Written by Craig Lefebvre | |||
The Executive Order urging Federal departments and agencies to apply behavioral insights to improve their programs’ outcomes, cost effectiveness and positive impact on public welfare is long overdue. Wrestling control of many of these program decisions from people more attuned to meting out regulations, penalties and incentives will not be an easy journey. But it is one that must be taken as the evidence accumulates that many of our wicked social and health puzzles have at their core a requirement to help people learn new behaviors (or ‘change them’ in the command-and-control vernacular). Coping with the many challenges confronting our country and world requires, just like with individuals under stress, the development of new ways of coping with them. Economic and policy initiatives are only partial solutions to issues as diverse as safer neighborhoods, childhood obesity and poverty. Education and information campaigns only go so far in reducing the use of tobacco products, increasing the use of preventive health services and engaging parents in their children’s education. Laws and regulations improve the safety of our food supply, reduce environmental pollutants and protect against unintentional injuries involving all types of consumer products – yet they too are only partial solutions. These challenges also need more than the now weary ‘nudges’ that the Executive Order references numerous times.

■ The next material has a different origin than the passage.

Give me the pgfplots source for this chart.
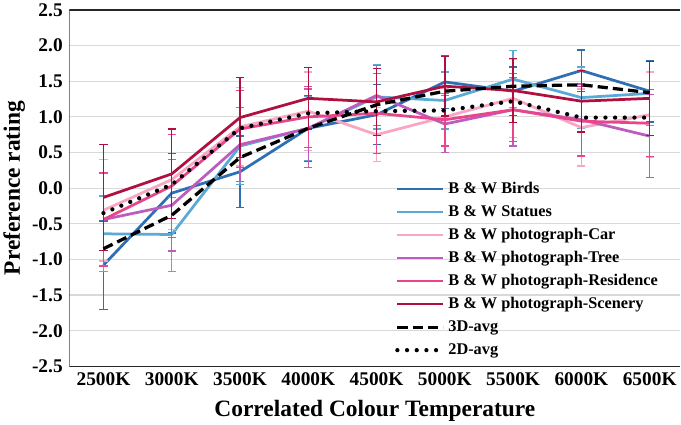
\documentclass[border=0pt]{standalone}
\usepackage{pgfplots}
\usepackage{pgfplotstable}
\pgfplotsset{compat=1.18}
\usepackage{fontspec}
\setmainfont{Liberation Serif}

\definecolor{cBirds}{HTML}{2E6FB4}
\definecolor{cStatues}{HTML}{5AAAD6}
\definecolor{cCar}{HTML}{F7A6C4}
\definecolor{cTree}{HTML}{BD5BBE}
\definecolor{cResidence}{HTML}{E8458A}
\definecolor{cScenery}{HTML}{B0103F}
\definecolor{cGrid}{HTML}{D9D9D9}

% x = CCT index (0 = 2500K ... 8 = 6500K), y = mean rating, e = error
\pgfplotstableread{
x y e
0 -1.08 0.62
1 -0.07 0.56
2 0.23 0.50
3 0.84 0.46
4 1.03 0.42
5 1.49 0.37
6 1.36 0.34
7 1.65 0.29
8 1.36 0.43
}\birds
\pgfplotstableread{
x y e
0 -0.64 0.53
1 -0.65 0.52
2 0.59 0.54
3 0.84 0.45
4 1.28 0.45
5 1.23 0.40
6 1.53 0.40
7 1.27 0.43
8 1.33 0.45
}\statues
\pgfplotstableread{
x y e
0 -0.31 0.71
1 0.12 0.70
2 0.86 0.55
3 1.08 0.55
4 0.75 0.38
5 1.00 0.40
6 1.26 0.55
7 0.85 0.54
8 1.03 0.60
}\car
\pgfplotstableread{
x y e
0 -0.44 0.65
1 -0.24 0.64
2 0.61 0.52
3 0.84 0.55
4 1.30 0.42
5 0.90 0.40
6 1.10 0.51
7 0.96 0.50
8 0.73 0.58
}\tree
\pgfplotstableread{
x y e
0 -0.44 0.66
1 0.03 0.72
2 0.83 0.54
3 1.00 0.43
4 1.05 0.56
5 0.96 0.37
6 1.10 0.45
7 0.94 0.49
8 0.91 0.47
}\residence
\pgfplotstableread{
x y e
0 -0.13 0.74
1 0.20 0.63
2 0.99 0.56
3 1.26 0.43
4 1.21 0.47
5 1.43 0.42
6 1.37 0.45
7 1.22 0.43
8 1.26 0.52
}\scenery
\pgfplotstableread{
x y
0 -0.85
1 -0.38
2 0.43
3 0.84
4 1.17
5 1.36
6 1.43
7 1.45
8 1.34
}\threeD
\pgfplotstableread{
x y
0 -0.35
1 0.05
2 0.84
3 1.05
4 1.08
5 1.09
6 1.22
7 0.99
8 0.99
}\twoD

\begin{document}
\begin{tikzpicture}
\begin{axis}[
  scale only axis,
  width=600pt, height=350pt,
  xmin=-0.5, xmax=8.45,
  ymin=-2.5, ymax=2.5,
  xtick={0,...,8},
  xticklabels={2500K,3000K,3500K,4000K,4500K,5000K,5500K,6000K,6500K},
  ytick={-2.5,-2,...,2.5},
  /pgf/number format/fixed,
  /pgf/number format/fixed zerofill,
  /pgf/number format/precision=1,
  /pgf/number format/assume math mode=true,
  ticklabel style={font=\fontsize{19}{19}\selectfont\bfseries},
  yticklabel style={xshift=-3pt},
  xticklabel style={yshift=-3pt},
  major tick length=0pt,
  ymajorgrids,
  grid style={cGrid, line width=1.2pt},
  axis line style={draw=none},
  xlabel={Correlated Colour Temperature},
  ylabel={Preference rating},
  label style={font=\fontsize{23}{23}\selectfont\bfseries},
  xlabel style={yshift=-7pt},
  ylabel style={yshift=0pt},
  legend cell align=left,
  legend style={
    at={(rel axis cs:0.533,0.521)}, anchor=north west,
    draw=none, fill=none, inner sep=0pt,
    font=\fontsize{16}{16}\selectfont\bfseries,
    nodes={inner xsep=3pt, inner ysep=0pt, text height=12pt, text depth=4pt},
    row sep=6.6pt,
  },
  legend image code/.code={\draw[#1] (0pt,0pt) -- (45pt,0pt);},
  every axis plot/.append style={line width=2.7pt, line join=round},
  error bars/y dir=both,
  error bars/y explicit,
  error bars/error bar style={line width=1.3pt, solid},
  error bars/error mark options={rotate=90, mark size=4pt, line width=1.3pt, solid},
]
\addplot[cBirds] table[x=x,y=y,y error=e]{\birds};
\addlegendentry{B \& W Birds}
\addplot[cStatues] table[x=x,y=y,y error=e]{\statues};
\addlegendentry{B \& W Statues}
\addplot[cCar] table[x=x,y=y,y error=e]{\car};
\addlegendentry{B \& W photograph-Car}
\addplot[cTree] table[x=x,y=y,y error=e]{\tree};
\addlegendentry{B \& W photograph-Tree}
\addplot[cResidence] table[x=x,y=y,y error=e]{\residence};
\addlegendentry{B \& W photograph-Residence}
\addplot[cScenery] table[x=x,y=y,y error=e]{\scenery};
\addlegendentry{B \& W photograph-Scenery}
\addplot[black, line width=3.2pt, dash pattern=on 10pt off 5pt, error bars/y dir=none] table[x=x,y=y]{\threeD};
\addlegendentry{3D-avg}
\addplot[black, line width=4.2pt, line cap=round, dash pattern=on 0pt off 9.5pt, error bars/y dir=none] table[x=x,y=y]{\twoD};
\addlegendentry{2D-avg}

% frame: left, top and bottom edges
\draw[black!75, line width=1pt] (rel axis cs:0,0) -- (rel axis cs:0,1);
\draw[black!85, line width=1.2pt] (rel axis cs:0,1) -- (rel axis cs:1,1);
\draw[black!85, line width=1.2pt] (rel axis cs:0,0) -- (rel axis cs:1,0);
\end{axis}
\end{tikzpicture}
\end{document}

The use of behavioral insights generated through marketing principles and practices have been demonstrated to be among the most important sources of success in the analysis, planning, implementation and sustainability of programs aimed at social problems. Social marketing, the application of the marketing discipline to social issues and causes, provides a complimentary framework for developing innovative solutions to social problems that have long perplexed and frustrated us. It has emerged from business marketing practice as a social change tool uniquely suited to achieve social profits by designing integrated programs that meet individual needs for moving out of poverty, enabling health, improving social conditions and having a safe and clean environment. There are three key insights of this approach that government agencies, and indeed nonprofit and corporate sponsors of social good programs, should also be encouraged to adopt. (1) There must be a set of integrated activities that analyze, design for, implement and evaluate programs that specifically address (1) products, services and behaviors that will improve individual and social well-being; (2) realign incentives and costs to facilitate behaviors for the individual and social good; (3) create opportunities and improve access to beneficial products, services and places that encourage and support behavior change; and (4) employ state-of-the-science communication strategies and tools to promote and support positive change at all levels of society – individuals, families and other social networks, organizations and communities. (2) Programs should be audience-centric; that is, based on understanding the people to be served by the program, having insights into how they perceive the problem and possible solutions in the context of their everyday lives, and engaging them to be co-creators and eventual owners of relevant solutions. (3) Audience engagement, from who is sitting at the policy table to who is sitting across from a teacher, is both a core value and outcome for success. It becomes part of a common framework for understanding and implementing programs with population-wide benefits.